** START Input rows **

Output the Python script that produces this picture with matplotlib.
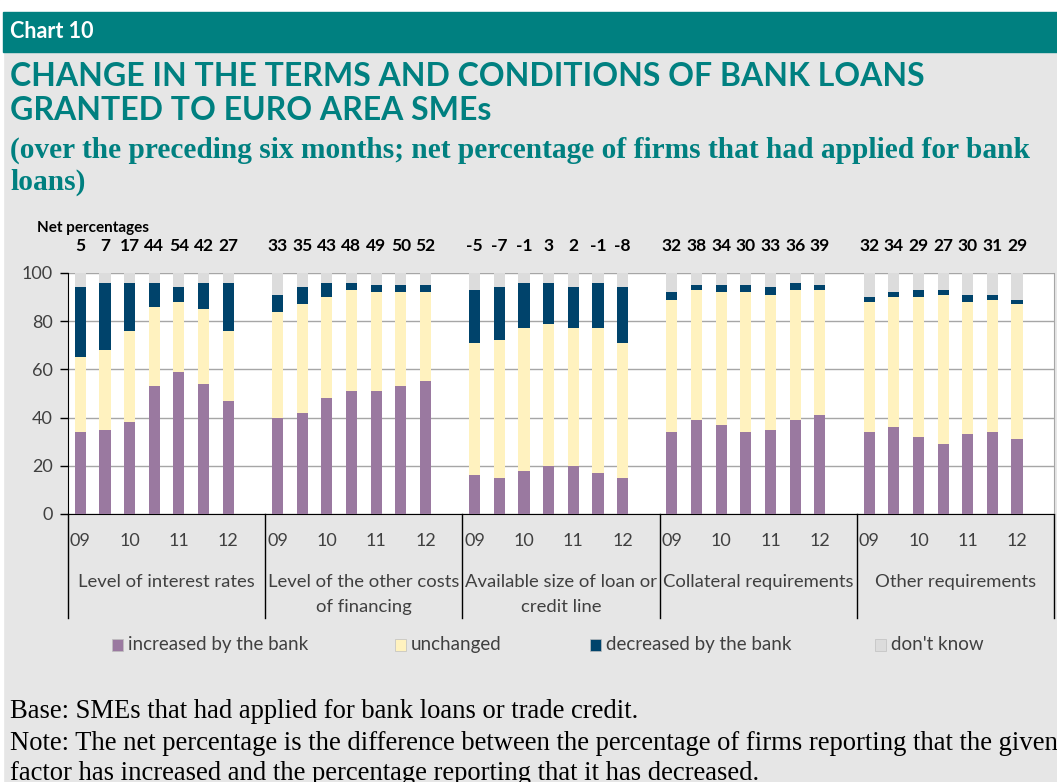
import matplotlib
matplotlib.use('Agg')
import matplotlib.pyplot as plt
from matplotlib.patches import Rectangle
import numpy as np

# data (percentages, each bar sums to 100)
groups = ['Level of interest rates', 'Level of the other costs\nof financing',
          'Available size of loan or\ncredit line', 'Collateral requirements', 'Other requirements']
years = ['09', '10', '11', '12']
increased = [[34, 35, 38, 53, 59, 54, 47],
             [40, 42, 48, 51, 51, 53, 55],
             [16, 15, 18, 20, 20, 17, 15],
             [34, 39, 37, 34, 35, 39, 41],
             [34, 36, 32, 29, 33, 34, 31]]
unchanged = [[31, 33, 38, 33, 29, 31, 29],
             [44, 45, 42, 42, 41, 39, 37],
             [55, 57, 59, 59, 57, 60, 56],
             [55, 54, 55, 58, 56, 54, 52],
             [54, 54, 58, 62, 55, 55, 56]]
decreased = [[29, 28, 20, 10, 6, 11, 20],
             [7, 7, 6, 3, 3, 3, 3],
             [22, 22, 19, 17, 17, 19, 23],
             [3, 2, 3, 3, 3, 3, 2],
             [2, 2, 3, 2, 3, 2, 2]]
dont_know = [[6, 4, 4, 4, 6, 4, 4],
             [9, 6, 4, 4, 5, 5, 5],
             [7, 6, 4, 4, 6, 4, 6],
             [8, 5, 5, 5, 6, 4, 5],
             [10, 8, 7, 7, 9, 9, 11]]
net_labels = [['5', '7', '17', '44', '54', '42', '27'],
              ['33', '35', '43', '48', '49', '50', '52'],
              ['-5', '-7', '-1', '3', '2', '-1', '-8'],
              ['32', '38', '34', '30', '33', '36', '39'],
              ['32', '34', '29', '27', '30', '31', '29']]
series_names = ['increased by the bank', 'unchanged', 'decreased by the bank', "don't know"]

colors = ['#9A79A0', '#FFF2BF', '#00436B', '#DCDCDC']
teal = '#008080'
bg = '#E6E6E6'
W, H = 1057, 782

def fx(px):
    return px / W

def fy(py):
    return 1 - py / H

fig = plt.figure(figsize=(W / 100, H / 100), dpi=100, facecolor=bg)

# white margins and teal header band
fig.patches.append(Rectangle((0, fy(12)), 1, 12 / H, transform=fig.transFigure, color='white', zorder=0))
fig.patches.append(Rectangle((0, 0), fx(3), 1, transform=fig.transFigure, color='white', zorder=0))
fig.patches.append(Rectangle((fx(3), fy(52)), 1, 40 / H, transform=fig.transFigure, color=teal, zorder=1))

fig.text(fx(10), fy(32), 'Chart 10', color='white', fontsize=15.5, fontweight='bold',
         family='Lato', va='center')
fig.text(fx(10), fy(77), 'CHANGE IN THE TERMS AND CONDITIONS OF BANK LOANS', color=teal,
         fontsize=23, fontweight='bold', family='Lato', va='center')
fig.text(fx(10), fy(111), 'GRANTED TO EURO AREA SMEs', color=teal,
         fontsize=23, fontweight='bold', family='Lato', va='center')
fig.text(fx(10), fy(150), '(over the preceding six months; net percentage of firms that had applied for bank',
         color=teal, fontsize=21.2, fontweight='bold', family='Liberation Serif', va='center')
fig.text(fx(10), fy(182), 'loans)', color=teal, fontsize=21.2, fontweight='bold',
         family='Liberation Serif', va='center')

ax = fig.add_axes([fx(68), fy(514), fx(1054) - fx(68), 241 / H])
ax.set_facecolor('white')

n = len(increased[0])
slot = n + 1
for g in range(len(groups)):
    x = np.arange(n) + g * slot + 0.5
    bottom = np.zeros(n)
    for s, vals in enumerate([increased[g], unchanged[g], decreased[g], dont_know[g]]):
        ax.bar(x, vals, 0.45, bottom=bottom, color=colors[s], zorder=3,
               label=series_names[s] if g == 0 else None)
        bottom = bottom + np.array(vals)
    for xi, lab in zip(x, net_labels[g]):
        ax.text(xi, 111, lab, ha='center', va='center', fontsize=12.5, fontweight='bold',
                family='Lato', clip_on=False)
    for k, yr in enumerate(years):
        ax.text(x[2 * k], -11, yr, ha='center', va='center', fontsize=13, color='#404040',
                family='Lato', clip_on=False)
    for i, line in enumerate(groups[g].split('\n')):
        ax.text(g * slot + slot / 2, -30.3 - 10.4 * i, line, ha='center', va='baseline', fontsize=13.3,
                color='#404040', family='Lato', clip_on=False)
    ax.plot([g * slot, g * slot], [0, -43], color='black', lw=1, clip_on=False)
ax.plot([len(groups) * slot] * 2, [0, -43], color='black', lw=1, clip_on=False)

ax.set_xlim(0, len(groups) * slot)
ax.set_ylim(0, 100)
ax.set_xticks([])
ax.set_yticks(np.arange(0, 101, 20))
ax.tick_params(axis='y', length=6, width=1, pad=5, labelsize=13, labelcolor='#404040')
for t in ax.get_yticklabels():
    t.set_family('Lato')
ax.grid(axis='y', color='#A6A6A6', lw=1, zorder=0)
ax.spines['left'].set_color('black')
ax.spines['bottom'].set_color('black')
ax.spines['right'].set_color('#A6A6A6')
ax.spines['top'].set_visible(False)

fig.text(fx(37), fy(228), 'Net percentages', fontsize=11, fontweight='bold', family='Lato', va='center')

# legend laid out like the original
leg_x = [112, 395, 590, 875]
for s, name in enumerate(series_names):
    fig.patches.append(Rectangle((fx(leg_x[s]), fy(651)), 11 / W, 12 / H, transform=fig.transFigure,
                                 facecolor=colors[s], edgecolor='#BFBFBF', lw=0.5))
    fig.text(fx(leg_x[s] + 16), fy(650), name, fontsize=13.5, color='#404040', family='Lato', va='baseline')

fig.text(fx(10), fy(712), 'Base: SMEs that had applied for bank loans or trade credit.',
         fontsize=19.2, family='Liberation Serif', va='center')
fig.text(fx(10), fy(743), 'Note: The net percentage is the difference between the percentage of firms reporting that the given',
         fontsize=19.2, family='Liberation Serif', va='center')
fig.text(fx(10), fy(774), 'factor has increased and the percentage reporting that it has decreased.',
         fontsize=19.2, family='Liberation Serif', va='center')

fig.savefig('out.png', dpi=100, facecolor=bg)
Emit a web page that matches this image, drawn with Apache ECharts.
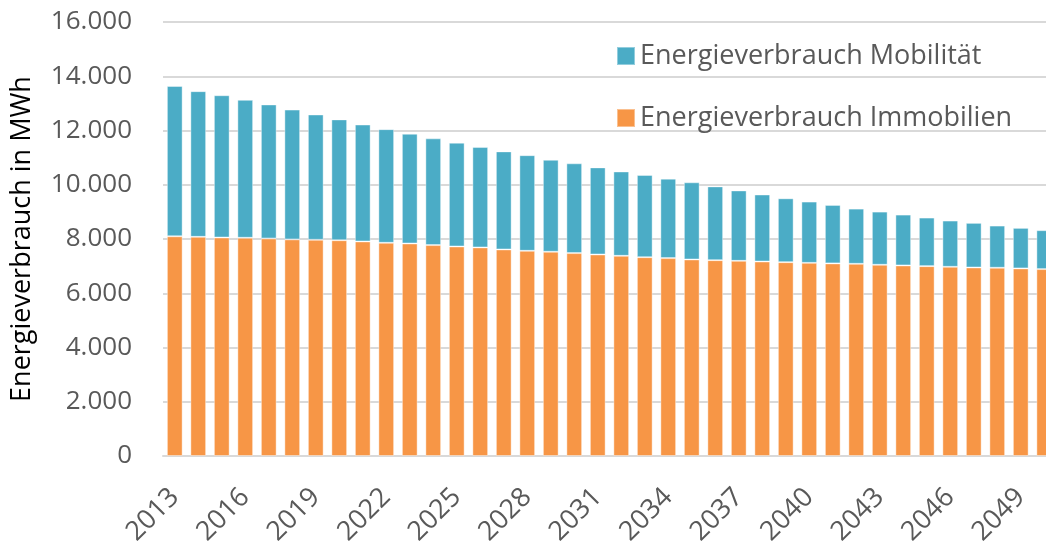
<!DOCTYPE html>
<html>
<head>
<meta charset="utf-8">
<script src="https://cdn.jsdelivr.net/npm/echarts@6/dist/echarts.min.js"></script>
<style>
  html, body { margin: 0; padding: 0; background: #fff; overflow: hidden; }
  #main { width: 1056px; height: 553px; }
</style>
</head>
<body>
<div id="main"></div>
<script>
// years 2013..2050
const years = ['2013', '2014', '2015', '2016', '2017', '2018', '2019', '2020', '2021', '2022',
  '2023', '2024', '2025', '2026', '2027', '2028', '2029', '2030', '2031', '2032',
  '2033', '2034', '2035', '2036', '2037', '2038', '2039', '2040', '2041', '2042',
  '2043', '2044', '2045', '2046', '2047', '2048', '2049', '2050']

const total = [13640, 13450, 13300, 13130, 12960, 12770, 12590, 12410, 12220, 12050,
  11880, 11710, 11550, 11390, 11230, 11090, 10920, 10790, 10640, 10490,
  10360, 10225, 10090, 9940, 9790, 9640, 9500, 9380, 9255, 9120,
  9010, 8900, 8790, 8680, 8595, 8495, 8410, 8325]

const immobilien = [8100, 8080, 8055, 8045, 8020, 7985, 7970, 7955, 7910, 7860,
  7835, 7775, 7725, 7690, 7615, 7565, 7530, 7480, 7430, 7380,
  7330, 7295, 7245, 7220, 7195, 7170, 7145, 7120, 7100, 7085,
  7050, 7025, 7000, 6975, 6950, 6940, 6915, 6890]

const mobilitaet = total.map((t, i) => t - immobilien[i])

const yTicks = [0, 2000, 4000, 6000, 8000, 10000, 12000, 14000, 16000]

const textColor = '#595959'
const font = 'Open Sans'

const chart = echarts.init(document.getElementById('main'))
chart.setOption({
  animation: false,
  textStyle: { fontFamily: font },
  grid: { left: 163, right: 0, top: 22, bottom: 97 },
  legend: {
    orient: 'vertical',
    left: 611,
    top: 37,
    itemWidth: 18,
    itemHeight: 18,
    itemGap: 34,
    icon: 'rect',
    data: ['Energieverbrauch Mobilität', 'Energieverbrauch Immobilien'],
    textStyle: { color: textColor, fontSize: 27, fontFamily: font, lineHeight: 28 }
  },
  xAxis: {
    type: 'category',
    data: years,
    axisLine: { lineStyle: { color: '#d9d9d9', width: 2 } },
    axisTick: { show: false },
    axisLabel: {
      interval: 2,
      rotate: 45,
      margin: 37,
      color: textColor,
      fontSize: 27,
      fontFamily: font
    }
  },
  yAxis: {
    type: 'value',
    min: 0,
    max: yTicks[yTicks.length - 1],
    interval: yTicks[1] - yTicks[0],
    name: 'Energieverbrauch in MWh',
    nameLocation: 'middle',
    nameGap: 127,
    nameTextStyle: { color: '#000', fontSize: 27, fontFamily: font },
    axisLine: { show: false },
    axisTick: { show: false },
    splitLine: { lineStyle: { color: '#d9d9d9', width: 2 } },
    axisLabel: {
      margin: 31,
      color: textColor,
      fontSize: 26,
      fontFamily: font,
      formatter: v => v.toLocaleString('de-DE')
    }
  },
  series: [
    {
      name: 'Energieverbrauch Immobilien',
      type: 'bar',
      stack: 'e',
      barCategoryGap: '33%',
      data: immobilien,
      itemStyle: { color: '#f79646', borderColor: 'rgba(255,255,255,0.4)', borderWidth: 1 }
    },
    {
      name: 'Energieverbrauch Mobilität',
      type: 'bar',
      stack: 'e',
      barCategoryGap: '33%',
      data: mobilitaet,
      itemStyle: { color: '#4bacc6', borderColor: 'rgba(255,255,255,0.4)', borderWidth: 1 }
    }
  ]
})
</script>
</body>
</html>
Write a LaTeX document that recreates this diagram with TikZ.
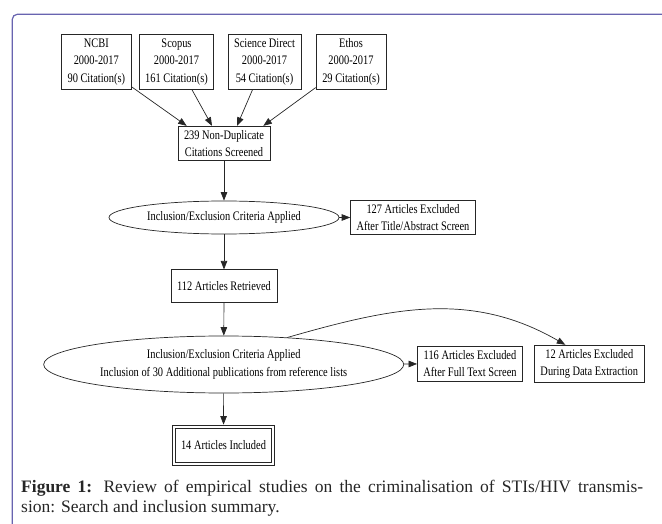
\documentclass[tikz,border=0pt]{standalone}
\usepackage{fontspec}
\setmainfont{Liberation Serif}
\newfontfamily\gvfont[FakeStretch=0.8]{Liberation Serif}
\usepackage{tikz}
\usetikzlibrary{shapes.geometric,arrows.meta,positioning}
\definecolor{framecol}{RGB}{104,100,176}

\begin{document}
\begin{tikzpicture}[
  x=1pt, y=-1pt,
  box/.style={
    draw=black!85, line width=0.7pt, rectangle, align=center,
    font=\gvfont\fontsize{13}{17.5}\selectfont,
    inner xsep=6pt, inner ysep=4pt, minimum height=33pt,
    },
  src/.style={box, minimum width=#1},
  oval/.style={box, ellipse, inner sep=0pt},
  arr/.style={draw=black!85, line width=0.7pt,
    -{Triangle[length=8.5pt,width=6.5pt]}},
  ]
  \useasboundingbox (0,0) rectangle (662,524);
  \draw[framecol, line width=1.2pt, rounded corners=5pt]
    (12.3,524) -- (12.3,14.3) -- (662,14.3);

  % sources
  \node[src=67pt] (ncbi)   at (96.3,61.8)  {NCBI\\2000-2017\\90 Citation(s)};
  \node[src=65pt] (scopus) at (176.5,61.8) {Scopus\\2000-2017\\161 Citation(s)};
  \node[src=67pt] (scidir) at (264.5,61.8) {Science Direct\\2000-2017\\54 Citation(s)};
  \node[src=70pt] (ethos)  at (351,61.8)   {Ethos\\2000-2017\\29 Citation(s)};

  \node[box] (dedup) at (224,143.5) {239 Non-Duplicate\\Citations Screened};
  \node[oval, minimum width=230pt, minimum height=33pt]
    (screen1) at (224,217.5) {Inclusion/Exclusion Criteria Applied};
  \node[box] (excl1) at (413,217.5) {127 Articles Excluded\\After Title/Abstract Screen};
  \node[box] (retr) at (224,286.3) {112 Articles Retrieved};
  \node[oval, minimum width=360pt, minimum height=57pt]
    (screen2) at (223.7,364.5)
    {Inclusion/Exclusion Criteria Applied\\Inclusion of 30 Additional publications from reference lists};
  \node[box] (excl2) at (470,363.8) {116 Articles Excluded\\After Full Text Screen};
  \node[box] (excl3) at (589.3,363.8) {12 Articles Excluded\\During Data Extraction};
  \node[box, double, double distance=2.6pt, minimum width=99pt, minimum height=37pt]
    (incl) at (223.5,445.5) {14 Articles Included};

  \draw[arr] (ncbi) -- ([xshift=9pt]dedup.north west);
  \draw[arr] (scopus) -- ([xshift=-12pt]dedup.north);
  \draw[arr] (scidir) -- ([xshift=13pt]dedup.north);
  \draw[arr] (ethos) -- ([xshift=-7pt]dedup.north east);
  \draw[arr] (dedup) -- (screen1);
  \draw[arr] (screen1) -- (excl1);
  \draw[arr] (screen1) -- (retr);
  \draw[arr] (retr) -- (screen2);
  \draw[arr] (screen2) -- (excl2);
  \draw[arr] (screen2.23) to[out=16,in=150] ([xshift=-24pt]excl3.north);
  \draw[arr, shorten >=2pt] (screen2) -- (incl);

  % caption
  \node[anchor=north west, inner sep=0pt, align=left, text=black!85,
    font=\fontsize{17.5}{20}\selectfont] (caption) at (21,480)
    {\makebox[622pt][s]{\textbf{Figure 1:} Review of empirical studies on the criminalisation of STIs/HIV transmis-}\\
     sion: Search and inclusion summary.};
\end{tikzpicture}
\end{document}
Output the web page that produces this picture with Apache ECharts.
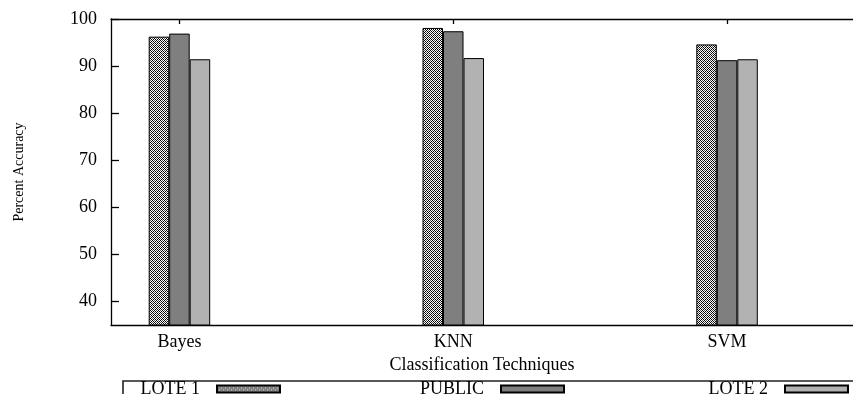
<!DOCTYPE html>
<html>
<head>
<meta charset="utf-8">
<script src="https://cdn.jsdelivr.net/npm/echarts@6/dist/echarts.min.js"></script>
<style>html,body{margin:0;padding:0;background:#fff;}#c{width:853px;height:394px;}</style>
</head>
<body>
<div id="c"></div>
<script>
// ---- data ----
const categories = ['Bayes', 'KNN', 'SVM'];
const seriesNames = ['LOTE 1', 'PUBLIC', 'LOTE 2'];
const lote1 = [96.25, 98.1, 94.6];
const publicData = [96.9, 97.4, 91.25];
const lote2 = [91.45, 91.7, 91.45];
const yTicks = [40, 50, 60, 70, 80, 90, 100];
const xTicks = [0, 1, 2];

// crosshatch pattern for LOTE 1
const pc = document.createElement('canvas');
pc.width = 4; pc.height = 4;
const pctx = pc.getContext('2d');
pctx.fillStyle = '#ffffff';
pctx.fillRect(0, 0, 4, 4);
for (let x = 0; x < 4; x++) {
  for (let y = 0; y < 4; y++) {
    if ((x + y) % 4 === 0 || (x - y + 4) % 4 === 0) {
      pctx.fillStyle = '#000000';
      pctx.fillRect(x, y, 1, 1);
    } else if ((x === 2 && y === 0) || (x === 0 && y === 2)) {
      pctx.fillStyle = '#555555';
      pctx.fillRect(x, y, 1, 1);
    }
  }
}
const hatch = { image: pc, repeat: 'repeat' };

const toPairs = arr => arr.map((v, i) => [i, v]);
const serif = 'Liberation Serif';

const chart = echarts.init(document.getElementById('c'), null, { renderer: 'canvas' });

function barSeries(name, data, color) {
  return {
    name: name,
    type: 'bar',
    xAxisIndex: 0,
    yAxisIndex: 0,
    data: toPairs(data),
    barWidth: 20.5,
    barGap: '0%',
    itemStyle: { color: color, borderColor: '#000', borderWidth: 1 },
    emphasis: { disabled: true },
    animation: false
  };
}

function legendFor(name, right) {
  return {
    data: [name],
    align: 'right',
    right: right,
    top: 380,
    padding: 0,
    itemWidth: 63,
    itemHeight: 7,
    icon: 'rect',
    selectedMode: false,
    textStyle: { fontFamily: serif, fontSize: 18, color: '#000', padding: [0, 12, 0, 0] }
  };
}

const axisLineStyle = { color: '#000', width: 1.3 };

const option = {
  animation: false,
  backgroundColor: '#fff',
  grid: { left: 111, right: 0, top: 19, bottom: 69, containLabel: false },
  xAxis: [
    {
      type: 'value',
      position: 'bottom',
      min: -0.25,
      max: 2.46,
      axisLine: { show: true, onZero: false, lineStyle: axisLineStyle },
      axisTick: { show: false },
      splitLine: { show: false },
      axisLabel: {
        customValues: xTicks,
        formatter: v => categories[Math.round(v)] || '',
        fontFamily: serif, fontSize: 18, color: '#000', margin: 8
      },
      name: 'Classification Techniques',
      nameLocation: 'middle',
      nameGap: 27,
      nameTextStyle: { fontFamily: serif, fontSize: 18, color: '#000' }
    },
    {
      type: 'value',
      position: 'top',
      min: -0.25,
      max: 2.46,
      axisLine: { show: true, onZero: false, lineStyle: axisLineStyle },
      axisTick: { show: true, inside: true, length: 5, customValues: xTicks, lineStyle: axisLineStyle },
      axisLabel: { show: false },
      splitLine: { show: false }
    }
  ],
  yAxis: {
    type: 'value',
    min: 35,
    max: 100,
    axisLine: { show: true, onZero: false, lineStyle: axisLineStyle },
    axisTick: { show: true, inside: true, length: 8, customValues: yTicks, lineStyle: axisLineStyle },
    splitLine: { show: false },
    axisLabel: { customValues: yTicks, fontFamily: serif, fontSize: 18, color: '#000', margin: 14 },
    name: 'Percent Accuracy',
    nameLocation: 'middle',
    nameGap: 85,
    nameTextStyle: { fontFamily: serif, fontSize: 14, color: '#000' }
  },
  legend: [
    legendFor(seriesNames[0], 853 - 281),
    legendFor(seriesNames[1], 853 - 565),
    legendFor(seriesNames[2], 853 - 849)
  ],
  graphic: [
    {
      type: 'rect',
      shape: { x: 123, y: 381, width: 760, height: 40 },
      style: { fill: 'none', stroke: '#222', lineWidth: 1.6 },
      silent: true
    }
  ],
  series: [
    barSeries(seriesNames[0], lote1, hatch),
    barSeries(seriesNames[1], publicData, '#7f7f7f'),
    barSeries(seriesNames[2], lote2, '#b2b2b2')
  ]
};
chart.setOption(option);
</script>
</body>
</html>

** END Input rows **

**Task**
Please reproduce, word for word, every line from the first line of the records above through the line containing "fig.patches.append(Rectangle((fx(3), fy(52)), 1, 40", and leave out the pictures.

**Expected output**
Output the Python script that produces this picture with matplotlib.
import matplotlib
matplotlib.use('Agg')
import matplotlib.pyplot as plt
from matplotlib.patches import Rectangle
import numpy as np

# data (percentages, each bar sums to 100)
groups = ['Level of interest rates', 'Level of the other costs\nof financing',
          'Available size of loan or\ncredit line', 'Collateral requirements', 'Other requirements']
years = ['09', '10', '11', '12']
increased = [[34, 35, 38, 53, 59, 54, 47],
             [40, 42, 48, 51, 51, 53, 55],
             [16, 15, 18, 20, 20, 17, 15],
             [34, 39, 37, 34, 35, 39, 41],
             [34, 36, 32, 29, 33, 34, 31]]
unchanged = [[31, 33, 38, 33, 29, 31, 29],
             [44, 45, 42, 42, 41, 39, 37],
             [55, 57, 59, 59, 57, 60, 56],
             [55, 54, 55, 58, 56, 54, 52],
             [54, 54, 58, 62, 55, 55, 56]]
decreased = [[29, 28, 20, 10, 6, 11, 20],
             [7, 7, 6, 3, 3, 3, 3],
             [22, 22, 19, 17, 17, 19, 23],
             [3, 2, 3, 3, 3, 3, 2],
             [2, 2, 3, 2, 3, 2, 2]]
dont_know = [[6, 4, 4, 4, 6, 4, 4],
             [9, 6, 4, 4, 5, 5, 5],
             [7, 6, 4, 4, 6, 4, 6],
             [8, 5, 5, 5, 6, 4, 5],
             [10, 8, 7, 7, 9, 9, 11]]
net_labels = [['5', '7', '17', '44', '54', '42', '27'],
              ['33', '35', '43', '48', '49', '50', '52'],
              ['-5', '-7', '-1', '3', '2', '-1', '-8'],
              ['32', '38', '34', '30', '33', '36', '39'],
              ['32', '34', '29', '27', '30', '31', '29']]
series_names = ['increased by the bank', 'unchanged', 'decreased by the bank', "don't know"]

colors = ['#9A79A0', '#FFF2BF', '#00436B', '#DCDCDC']
teal = '#008080'
bg = '#E6E6E6'
W, H = 1057, 782

def fx(px):
    return px / W

def fy(py):
    return 1 - py / H

fig = plt.figure(figsize=(W / 100, H / 100), dpi=100, facecolor=bg)

# white margins and teal header band
fig.patches.append(Rectangle((0, fy(12)), 1, 12 / H, transform=fig.transFigure, color='white', zorder=0))
fig.patches.append(Rectangle((0, 0), fx(3), 1, transform=fig.transFigure, color='white', zorder=0))
fig.patches.append(Rectangle((fx(3), fy(52)), 1, 40 / H, transform=fig.transFigure, color=teal, zorder=1))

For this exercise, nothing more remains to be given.